First let us here some commentary by Moazzam Siddiqi sahab (courtesy Anjum Altaf of The South Asian Idea):
[subbah and zunnaar are exoteric/external/zaahirii symbols and are incapable of penetrating and taking hold of the soul; wafaadaarii, which lies in the niyya(t) of the believer, and thus, cannot be externally seen/exhibited is an internal state of the believer]. The word "phanda" noose in Hindi, for which the Persian words are "kamand, daam" brings to mind the whole imagery of "shikaar," the game of hunting where the beloved is the shikaarii (the hunter) and uses the phanda/kamand to capture/seize the heart of the lover (the "shikaar," the prey or victim)].

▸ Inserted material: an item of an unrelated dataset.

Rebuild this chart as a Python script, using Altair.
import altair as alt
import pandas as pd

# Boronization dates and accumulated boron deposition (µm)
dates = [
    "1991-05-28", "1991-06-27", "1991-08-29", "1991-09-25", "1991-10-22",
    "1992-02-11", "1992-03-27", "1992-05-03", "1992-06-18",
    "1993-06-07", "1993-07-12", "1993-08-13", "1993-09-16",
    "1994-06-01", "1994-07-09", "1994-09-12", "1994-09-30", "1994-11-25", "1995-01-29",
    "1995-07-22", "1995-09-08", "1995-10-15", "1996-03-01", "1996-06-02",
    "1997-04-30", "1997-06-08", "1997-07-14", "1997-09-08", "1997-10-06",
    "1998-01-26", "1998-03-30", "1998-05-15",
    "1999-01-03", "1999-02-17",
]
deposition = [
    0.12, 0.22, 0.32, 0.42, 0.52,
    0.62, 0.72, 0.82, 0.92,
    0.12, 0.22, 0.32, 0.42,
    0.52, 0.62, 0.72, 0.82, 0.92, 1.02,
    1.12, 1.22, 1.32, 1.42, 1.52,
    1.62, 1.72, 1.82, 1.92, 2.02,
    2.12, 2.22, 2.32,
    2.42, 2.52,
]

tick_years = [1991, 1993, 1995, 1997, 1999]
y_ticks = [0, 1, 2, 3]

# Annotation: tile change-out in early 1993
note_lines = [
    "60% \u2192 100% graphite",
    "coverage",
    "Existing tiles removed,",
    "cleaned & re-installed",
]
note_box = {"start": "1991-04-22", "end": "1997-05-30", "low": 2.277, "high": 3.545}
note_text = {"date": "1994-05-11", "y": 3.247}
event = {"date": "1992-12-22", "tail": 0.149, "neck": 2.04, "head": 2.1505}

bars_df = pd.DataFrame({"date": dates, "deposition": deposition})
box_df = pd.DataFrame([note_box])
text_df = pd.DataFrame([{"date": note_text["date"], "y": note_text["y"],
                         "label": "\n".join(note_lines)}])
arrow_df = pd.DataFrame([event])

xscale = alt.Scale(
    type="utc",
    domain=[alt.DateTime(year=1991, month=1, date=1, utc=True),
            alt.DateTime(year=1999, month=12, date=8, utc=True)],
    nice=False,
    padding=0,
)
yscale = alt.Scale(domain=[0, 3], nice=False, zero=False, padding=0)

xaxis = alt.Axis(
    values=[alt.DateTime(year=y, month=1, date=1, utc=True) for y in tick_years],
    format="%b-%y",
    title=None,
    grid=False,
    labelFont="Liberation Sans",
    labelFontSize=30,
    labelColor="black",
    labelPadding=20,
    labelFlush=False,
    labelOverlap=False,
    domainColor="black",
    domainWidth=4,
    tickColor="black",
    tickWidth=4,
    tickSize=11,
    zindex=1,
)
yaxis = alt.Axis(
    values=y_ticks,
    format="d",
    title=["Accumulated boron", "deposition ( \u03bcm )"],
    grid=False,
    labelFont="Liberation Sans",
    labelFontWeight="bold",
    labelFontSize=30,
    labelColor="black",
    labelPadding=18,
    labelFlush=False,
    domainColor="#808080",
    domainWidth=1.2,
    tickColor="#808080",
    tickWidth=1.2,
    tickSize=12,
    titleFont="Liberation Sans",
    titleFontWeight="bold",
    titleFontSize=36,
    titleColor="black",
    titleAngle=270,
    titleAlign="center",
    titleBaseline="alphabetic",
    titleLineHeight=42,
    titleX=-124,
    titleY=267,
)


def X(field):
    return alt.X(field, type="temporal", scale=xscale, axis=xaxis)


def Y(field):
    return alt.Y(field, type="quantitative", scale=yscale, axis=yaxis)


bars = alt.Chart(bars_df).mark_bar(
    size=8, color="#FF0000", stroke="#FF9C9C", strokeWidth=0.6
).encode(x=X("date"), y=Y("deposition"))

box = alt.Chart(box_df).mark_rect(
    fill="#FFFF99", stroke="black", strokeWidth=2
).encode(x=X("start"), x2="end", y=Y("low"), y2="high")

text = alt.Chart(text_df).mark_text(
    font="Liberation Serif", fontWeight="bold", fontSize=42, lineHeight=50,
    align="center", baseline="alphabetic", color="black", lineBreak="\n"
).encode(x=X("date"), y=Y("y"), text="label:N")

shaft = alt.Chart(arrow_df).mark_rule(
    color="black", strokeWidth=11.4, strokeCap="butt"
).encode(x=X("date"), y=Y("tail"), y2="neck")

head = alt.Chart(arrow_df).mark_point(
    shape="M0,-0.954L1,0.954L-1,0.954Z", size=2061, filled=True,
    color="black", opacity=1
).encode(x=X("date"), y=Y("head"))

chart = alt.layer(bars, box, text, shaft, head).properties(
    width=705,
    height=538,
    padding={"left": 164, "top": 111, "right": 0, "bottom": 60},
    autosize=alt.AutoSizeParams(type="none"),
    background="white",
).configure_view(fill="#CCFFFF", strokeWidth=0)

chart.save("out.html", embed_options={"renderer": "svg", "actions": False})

Ghalib uses the pejorative or negative word, "phanda" or noose to refer to the rosary and the thread. Thus he seems to want to evoke images of being trapped, being unable to escape and realize the true nature of Divinity. But there is a tension here in the verse. The coils are weak, the noose is ineffective. It has no holding power. Thus it cannot really bind the Shaikh or the Brahmin to their vows, to their beliefs. Frances Pritchett expresses the dilemma very well:

"Does this mean that the Shaikh and Brahmin might be 'trapped' or 'ensnared' by their own religious symbols? And if so, would this entrapment occur against their will, so that they'd struggle to escape, the way trapped creatures normally do? If so, they would perhaps succeed, since these nooses have no real 'gripping power'. But what form would their struggle take?

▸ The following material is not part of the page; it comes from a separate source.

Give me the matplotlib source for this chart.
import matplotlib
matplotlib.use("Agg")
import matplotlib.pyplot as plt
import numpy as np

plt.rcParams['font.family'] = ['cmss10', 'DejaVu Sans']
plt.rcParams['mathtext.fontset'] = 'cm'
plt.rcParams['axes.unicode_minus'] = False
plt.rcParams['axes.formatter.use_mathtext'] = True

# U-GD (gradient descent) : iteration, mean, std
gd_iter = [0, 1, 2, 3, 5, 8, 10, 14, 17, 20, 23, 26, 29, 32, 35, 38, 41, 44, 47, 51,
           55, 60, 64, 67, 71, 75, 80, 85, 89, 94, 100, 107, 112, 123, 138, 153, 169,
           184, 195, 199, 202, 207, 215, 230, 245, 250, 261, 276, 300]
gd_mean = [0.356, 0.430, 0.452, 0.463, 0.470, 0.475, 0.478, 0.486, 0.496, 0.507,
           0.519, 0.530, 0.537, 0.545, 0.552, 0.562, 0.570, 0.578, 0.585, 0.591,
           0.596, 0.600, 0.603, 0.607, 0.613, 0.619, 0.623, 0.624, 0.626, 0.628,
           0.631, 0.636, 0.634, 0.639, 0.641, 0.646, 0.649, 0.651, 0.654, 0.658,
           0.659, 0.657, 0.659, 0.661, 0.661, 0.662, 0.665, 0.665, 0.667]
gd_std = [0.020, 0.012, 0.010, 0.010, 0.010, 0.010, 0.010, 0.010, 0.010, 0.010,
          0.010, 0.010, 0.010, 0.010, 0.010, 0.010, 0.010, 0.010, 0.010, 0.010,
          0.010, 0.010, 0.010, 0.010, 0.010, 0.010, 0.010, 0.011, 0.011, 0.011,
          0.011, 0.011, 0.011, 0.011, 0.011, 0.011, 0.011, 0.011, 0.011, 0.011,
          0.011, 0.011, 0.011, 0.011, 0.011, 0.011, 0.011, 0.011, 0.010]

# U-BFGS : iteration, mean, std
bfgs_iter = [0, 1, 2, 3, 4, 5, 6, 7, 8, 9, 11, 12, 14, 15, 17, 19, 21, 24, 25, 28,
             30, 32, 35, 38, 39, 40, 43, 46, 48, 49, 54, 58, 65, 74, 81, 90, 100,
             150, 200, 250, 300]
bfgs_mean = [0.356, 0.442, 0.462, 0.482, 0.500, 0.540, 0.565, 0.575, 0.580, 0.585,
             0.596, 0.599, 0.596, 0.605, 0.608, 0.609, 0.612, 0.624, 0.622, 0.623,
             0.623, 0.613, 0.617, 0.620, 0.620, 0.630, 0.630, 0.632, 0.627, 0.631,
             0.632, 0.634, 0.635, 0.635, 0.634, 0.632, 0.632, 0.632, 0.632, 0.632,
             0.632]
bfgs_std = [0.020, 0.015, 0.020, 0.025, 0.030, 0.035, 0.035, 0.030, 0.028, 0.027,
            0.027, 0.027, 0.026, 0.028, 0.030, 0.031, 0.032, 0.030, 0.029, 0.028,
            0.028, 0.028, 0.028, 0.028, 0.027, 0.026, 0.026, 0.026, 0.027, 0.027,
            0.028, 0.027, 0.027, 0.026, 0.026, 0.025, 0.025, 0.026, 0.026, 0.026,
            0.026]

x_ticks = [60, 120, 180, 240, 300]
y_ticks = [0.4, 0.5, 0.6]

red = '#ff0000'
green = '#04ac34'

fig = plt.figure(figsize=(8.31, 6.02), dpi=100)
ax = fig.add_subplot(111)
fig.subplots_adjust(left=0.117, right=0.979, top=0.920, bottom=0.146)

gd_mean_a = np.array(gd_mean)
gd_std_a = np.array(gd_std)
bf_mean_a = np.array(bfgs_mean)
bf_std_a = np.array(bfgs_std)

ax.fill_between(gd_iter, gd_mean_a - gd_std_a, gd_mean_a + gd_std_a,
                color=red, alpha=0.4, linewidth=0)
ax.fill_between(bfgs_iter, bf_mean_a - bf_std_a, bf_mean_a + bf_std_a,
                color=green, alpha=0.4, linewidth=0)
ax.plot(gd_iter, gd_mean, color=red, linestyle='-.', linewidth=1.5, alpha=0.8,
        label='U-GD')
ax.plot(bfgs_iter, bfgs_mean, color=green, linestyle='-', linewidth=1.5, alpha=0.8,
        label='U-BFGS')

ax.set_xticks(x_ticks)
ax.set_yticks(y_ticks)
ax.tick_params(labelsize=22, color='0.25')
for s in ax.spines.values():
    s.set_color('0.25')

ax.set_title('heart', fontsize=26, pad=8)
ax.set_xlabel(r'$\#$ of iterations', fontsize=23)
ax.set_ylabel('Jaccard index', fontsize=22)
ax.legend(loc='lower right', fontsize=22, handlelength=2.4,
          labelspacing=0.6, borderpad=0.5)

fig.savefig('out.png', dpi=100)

Or would this 'entrapment' and 'snaring' occur without their awareness, such that they'd complacently think themselves well-grounded, or firmly anchored, or otherwise safely bound into their own religious systems? If so, they'd be deluded, since these symbolic coils have no 'gripping power' and thus can't provide any ultimate security."

What then can test the mettle of our religious figures, if not their adherence to religious symbols? The second line provides the answer. The strength of their faith, of course. Thus there is a very clear affinity, as several commentators note, with the verse from last week. What matters to Ghalib is the strength of inner faith rather than outer symbols such as the sacred thread or the rosary. The zunnar or the sacred thread is a commonly used poetic image for the religiosity of the Brahmin and its need is questioned very often by those who want to emphasize the inner purity or love and devotion over the outward expression of belief. For example the following verse by Amir Khusro:

کافر عشقم مسلمانی مرا درکار نیست
ہر رگ من تار گشتہ حاجت زنار نیست

kaafir-e-ishqam musalmaani maraa dakaar nist
har rag-e-man taar gasht haajat-e-zunnar nist

I am a kaafir of love, I have no need for musalmaai (the practice of Islam)
My every vein is a thread/wire, I have no need for the zunnar

On the issue of the rosary, Kabir says,

माला तो कर में फिरे जीभ फिरे मुख माही
मनवा तो चहुँ दिश फिरे ये तो सुमिरन नाही

maalaa to kar meiN phire jeebh phire mukh maahii
manvaa to chahuN dish phire yeh to sumiran naahii

The rosary turns in the hand, the tongue wags inside the mouth
But the mind roams the four directions, surely this is not prayer!

1 comment:

  1. Reading your post I was reminded of the immortal couplet-
    Ban kranti ke pujjari, siddhant mein hatti
    Bar dil mein umang aur dimagh meing tatti
    {Become devotees of revolution, obstinate only on matters of principle
    Fill your heart with hope and your brain with shit)
    If you can make a living saying the same old thing- which had no effect when it was first uttered and thus earned a sort of grudging tolerance from those in power- then for, God' sake, don't stint the wine!
    Get drunk at least before you vomit- since vomiting is your occupation.
    Thus, the true message of Ghalib is- being an intellectual in Delhi is nothing but cramming and vomiting. Hence being drunk is important.
    Also gambling. If you can get a windfall that way- maybe you can move to some commercial city and set up in Business.
    Ghalib's true greatness lies in his praise of Rum- the God of the Hindus. Of course, only reason he made this discovery was because the Mutiny had cut off supplies of French wine.
    Still, he was a great man.
    As Sahir Ludhianvi mentions- gandhi, Ghalib etc. are worshipped only by their assassins.